2005/12/02: starting at 18Z, generating process number for the product is 109 (for RTMA) instead of 152 (for Stage II).

11Z 2006/1/13 – 14Z 2006/2/9: Precip RTMA files were not made. The utility the job depended on since 25 Nov 2005, /nfsuser/g02/wx11sg/copygb2/copygb2 seemed to have disappeared on 13 Jan. /nwprod/util/exec/copygb2 was operationally implemented on 7 Feb and started to be used in the precip RTMA script on 9 Feb. My guess is that /nfsuser/g02/wx11sg/copygb2/copygb2 was inadvertently removed on 13 Jan in when copygb2 was being prepped for JIF (JIF submitted 17 Jan).

13Z 2006/6/28: precip RTMA became operational.

18Z 2006/7/6: discontinued parallel production of precip RTMA files.

2007/4/3: Plots for precip RTMA began to be generated operationally and placed on ftp://ftpprd.ncep.noaa.gov/pub/data/nccf/com/hourly/prod/

6. ON-LINE RESOURCES

NWS NDFD web site: www.weather.gov/ndfd

GRIB2 decoder: http://www.nws.noaa.gov/mdl/NDFD_GRIB2Decoder/

Specifications for the NDFD grid: http://www.weather.gov/forecasts/graphical/docs/grib_design.html (Section 3)


Graphics and contact information for non-precipitation RTMA: http://www.emc.ncep.noaa.gov/mmb/rtma/


7. REFERENCES

DiMego, G. and others, 2005: Real-time mesocale analysis (RTMA) – a first step towards an analysis of record. http://www.nws.noaa.gov/ost/ifps_sst/presentations/AOR-RTMA_SeminarDiMego100505.ppt

Horel, J. and B. Colman, 2005: Real-time and retrospective mesoscale objective analysis.
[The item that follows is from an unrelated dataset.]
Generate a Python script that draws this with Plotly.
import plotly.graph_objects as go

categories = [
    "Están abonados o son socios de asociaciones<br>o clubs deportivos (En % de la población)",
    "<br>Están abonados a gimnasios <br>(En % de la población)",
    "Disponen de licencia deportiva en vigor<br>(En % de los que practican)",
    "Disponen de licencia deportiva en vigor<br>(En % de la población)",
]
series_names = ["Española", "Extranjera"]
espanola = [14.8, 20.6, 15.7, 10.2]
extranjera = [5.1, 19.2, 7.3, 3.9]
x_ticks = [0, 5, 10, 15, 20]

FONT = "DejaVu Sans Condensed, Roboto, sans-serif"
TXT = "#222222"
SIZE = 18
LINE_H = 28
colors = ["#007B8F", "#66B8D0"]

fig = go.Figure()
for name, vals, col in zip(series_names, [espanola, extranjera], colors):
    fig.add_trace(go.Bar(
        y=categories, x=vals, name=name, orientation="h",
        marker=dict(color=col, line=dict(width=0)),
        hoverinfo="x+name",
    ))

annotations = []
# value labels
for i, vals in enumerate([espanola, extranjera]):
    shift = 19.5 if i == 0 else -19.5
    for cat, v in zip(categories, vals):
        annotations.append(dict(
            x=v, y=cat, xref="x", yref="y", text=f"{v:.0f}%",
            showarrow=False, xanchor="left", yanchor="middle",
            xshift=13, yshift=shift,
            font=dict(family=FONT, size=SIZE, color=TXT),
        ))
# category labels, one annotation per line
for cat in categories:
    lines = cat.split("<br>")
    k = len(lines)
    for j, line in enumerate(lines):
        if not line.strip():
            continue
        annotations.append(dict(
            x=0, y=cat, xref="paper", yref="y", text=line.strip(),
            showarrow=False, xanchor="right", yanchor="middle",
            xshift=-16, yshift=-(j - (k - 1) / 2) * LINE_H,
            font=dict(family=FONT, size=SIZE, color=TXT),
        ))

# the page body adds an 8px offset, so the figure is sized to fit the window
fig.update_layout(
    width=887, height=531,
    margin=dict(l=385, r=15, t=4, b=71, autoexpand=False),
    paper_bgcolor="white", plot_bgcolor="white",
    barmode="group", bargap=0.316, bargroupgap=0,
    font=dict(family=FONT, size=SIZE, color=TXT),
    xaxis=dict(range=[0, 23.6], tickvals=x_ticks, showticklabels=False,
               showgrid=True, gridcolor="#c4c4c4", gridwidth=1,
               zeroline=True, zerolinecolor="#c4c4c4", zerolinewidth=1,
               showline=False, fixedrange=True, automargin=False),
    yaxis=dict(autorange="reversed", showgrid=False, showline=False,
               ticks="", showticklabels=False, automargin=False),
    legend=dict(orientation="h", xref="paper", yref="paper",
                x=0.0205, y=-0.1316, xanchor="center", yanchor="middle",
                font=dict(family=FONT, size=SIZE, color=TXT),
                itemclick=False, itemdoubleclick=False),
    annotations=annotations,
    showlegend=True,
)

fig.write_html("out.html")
Bull. Amer. Meteor. Soc., 86, 1477-1480.

Lin, Y. and K.E. Mitchell, 2005: The NCEP Stage II/IV hourly precipitation analyses: development and applications. Preprints, AMS 19th Conference on Hydrology, San Diego, CA. Paper 1.2.
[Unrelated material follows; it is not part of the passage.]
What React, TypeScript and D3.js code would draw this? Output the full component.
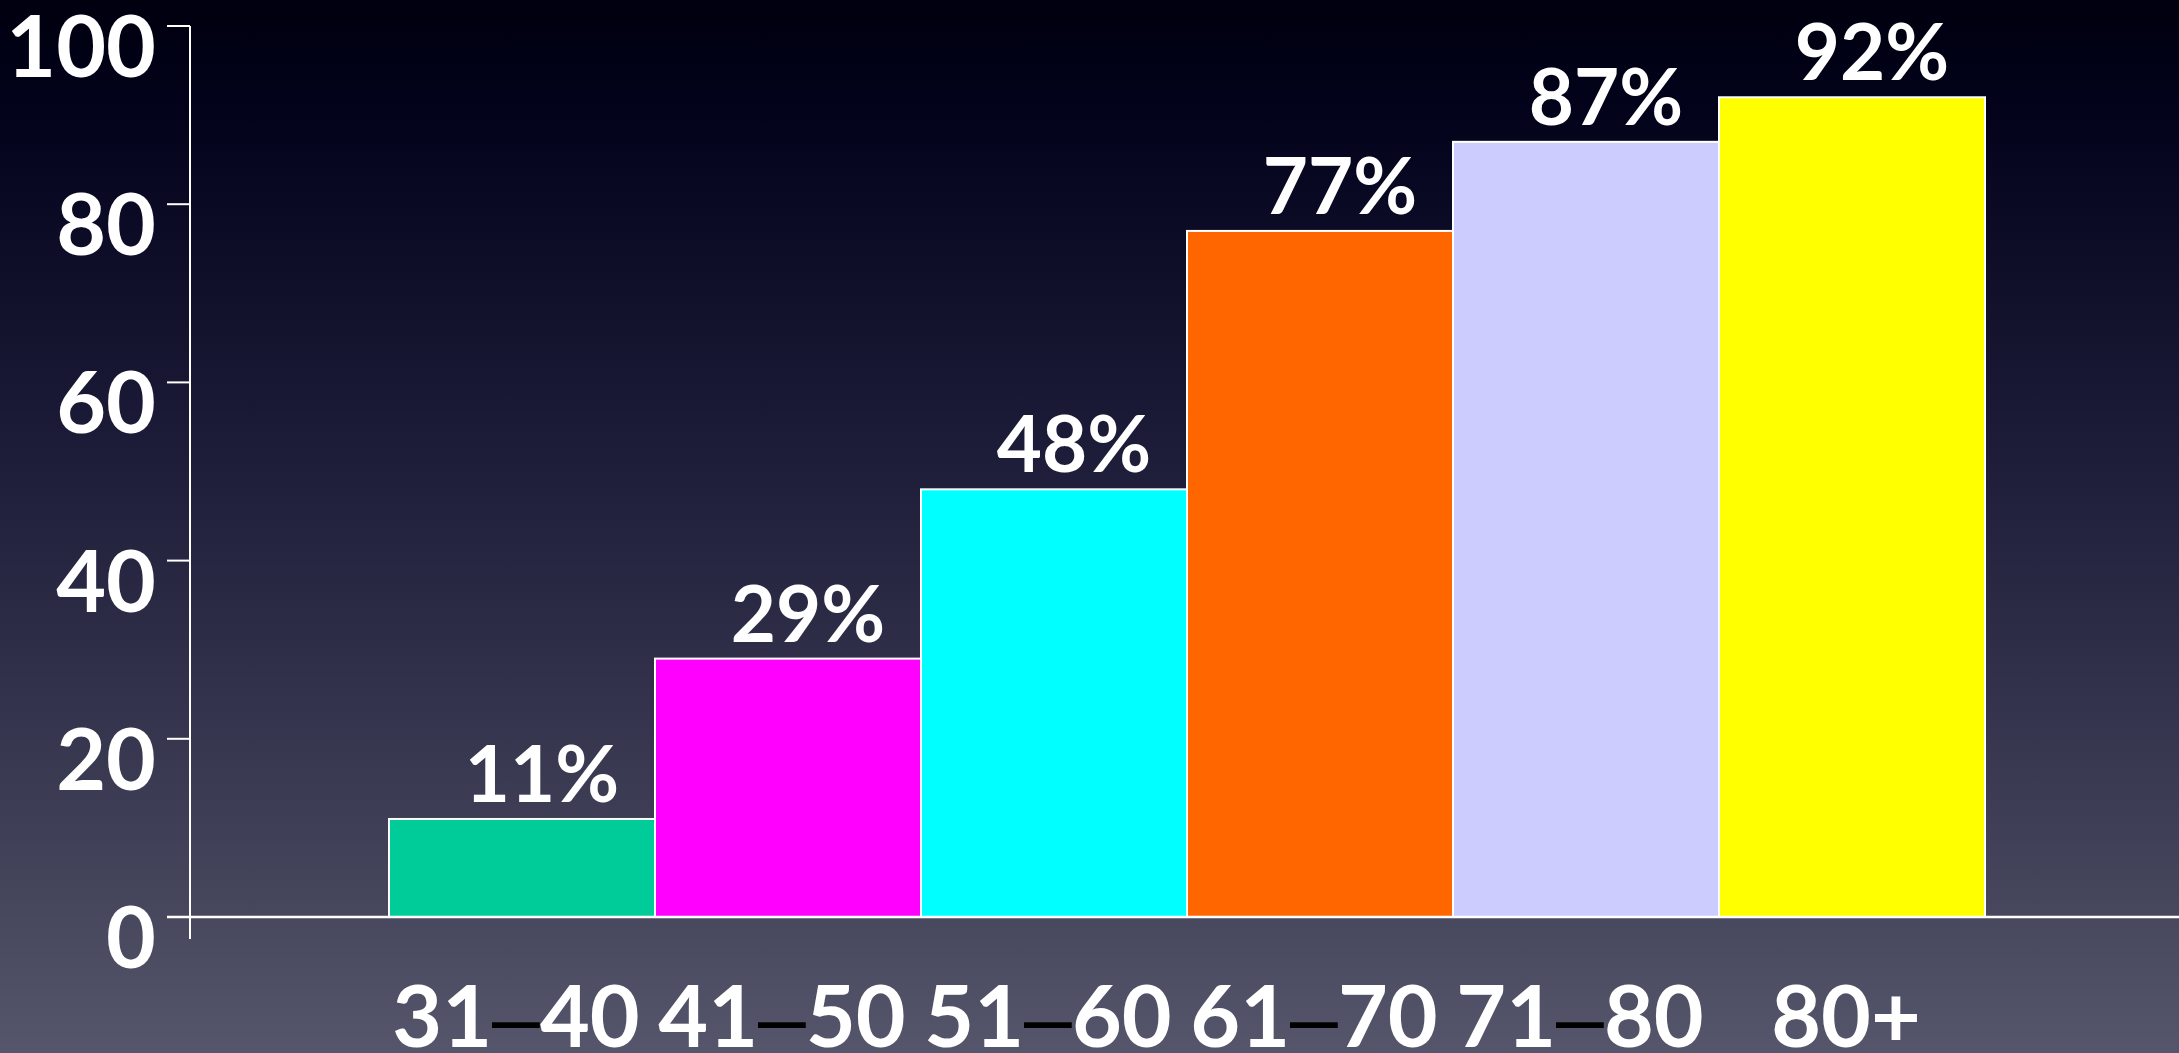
import React from "react";
import * as d3 from "d3";

const categories = ["31–40", "41–50", "51–60", "61–70", "71–80", "80+"];
const values = [11, 29, 48, 77, 87, 92];
const barColors = ["#00CC99", "#FF00FF", "#00FFFF", "#FF6600", "#CCCCFF", "#FFFF00"];
const yTicks = [0, 20, 40, 60, 80, 100];

const W = 2179;
const H = 1053;
const FONT = "Lato, 'Open Sans', sans-serif";

export default function App() {
  const x = d3.scaleBand<string>().domain(categories).range([389, 1985]).padding(0);
  const y = d3.scaleLinear().domain([0, 100]).range([917, 26]);
  const axisX = 190;
  const y0 = y(0);

  return (
    <svg
      width={W}
      height={H}
      viewBox={`0 0 ${W} ${H}`}
      style={{ position: "absolute", left: 0, top: 0, display: "block" }}
    >
      <defs>
        <linearGradient id="bg" x1="0" y1="0" x2="0" y2="1">
          <stop offset="0" stopColor="#00000f" />
          <stop offset="0.1" stopColor="#02021b" />
          <stop offset="0.4" stopColor="#1a1a36" />
          <stop offset="0.6" stopColor="#2c2c47" />
          <stop offset="0.85" stopColor="#45455c" />
          <stop offset="1" stopColor="#55556b" />
        </linearGradient>
      </defs>
      <rect x={0} y={0} width={W} height={H} fill="url(#bg)" />

      {/* bars */}
      {categories.map((c, i) => (
        <rect
          key={c}
          x={x(c)}
          y={y(values[i])}
          width={x.bandwidth()}
          height={y0 - y(values[i])}
          fill={barColors[i]}
          stroke="#ffffff"
          strokeWidth={2}
        />
      ))}

      {/* value labels */}
      {categories.map((c, i) => (
        <text
          key={"v" + c}
          x={(x(c) as number) + x.bandwidth() / 2 + 20}
          y={y(values[i]) - 17}
          textAnchor="middle"
          fill="#ffffff"
          fontFamily={FONT}
          fontWeight={700}
          fontSize={78}
        >
          {values[i] + "%"}
        </text>
      ))}

      {/* axes */}
      <line x1={axisX} x2={axisX} y1={y(100)} y2={y0 + 22} stroke="#ffffff" strokeWidth={2} />
      <line x1={167} x2={W} y1={y0} y2={y0} stroke="#ffffff" strokeWidth={2.5} />
      {yTicks.map((t) => (
        <g key={"t" + t}>
          <line x1={167} x2={axisX} y1={y(t)} y2={y(t)} stroke="#ffffff" strokeWidth={2} />
          <text
            x={156}
            y={y(t) + 51}
            textAnchor="end"
            fill="#ffffff"
            fontFamily={FONT}
            fontWeight={700}
            fontSize={86}
          >
            {t}
          </text>
        </g>
      ))}

      {/* category labels */}
      {categories.map((c) => {
        const parts = c.split("–");
        return (
          <text
            key={"c" + c}
            x={(x(c) as number) + x.bandwidth() / 2 - 6}
            y={1047}
            textAnchor="middle"
            fill="#ffffff"
            fontFamily={FONT}
            fontWeight={700}
            fontSize={86}
          >
            {parts.length === 2 ? (
              <>
                <tspan>{parts[0]}</tspan>
                <tspan fill="#000000" fontFamily="'Liberation Sans', Arial, sans-serif" fontWeight={400}>
                  –
                </tspan>
                <tspan>{parts[1]}</tspan>
              </>
            ) : (
              c
            )}
          </text>
        );
      })}
    </svg>
  );
}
Seo, D.-J., C.R. Kondragunta, K. Howard, S.V. Vasiloff and J. Zhang, 2005: The National Mosaic and Multisensor QPE (NMQ) Project—Status and plans for a community testbed for high-resolution multisensor quantitative precipitation estimation (QPE) over the United States. Preprints, AMS 19th Conference on Hydrology, San Diego, CA. Paper 1.3.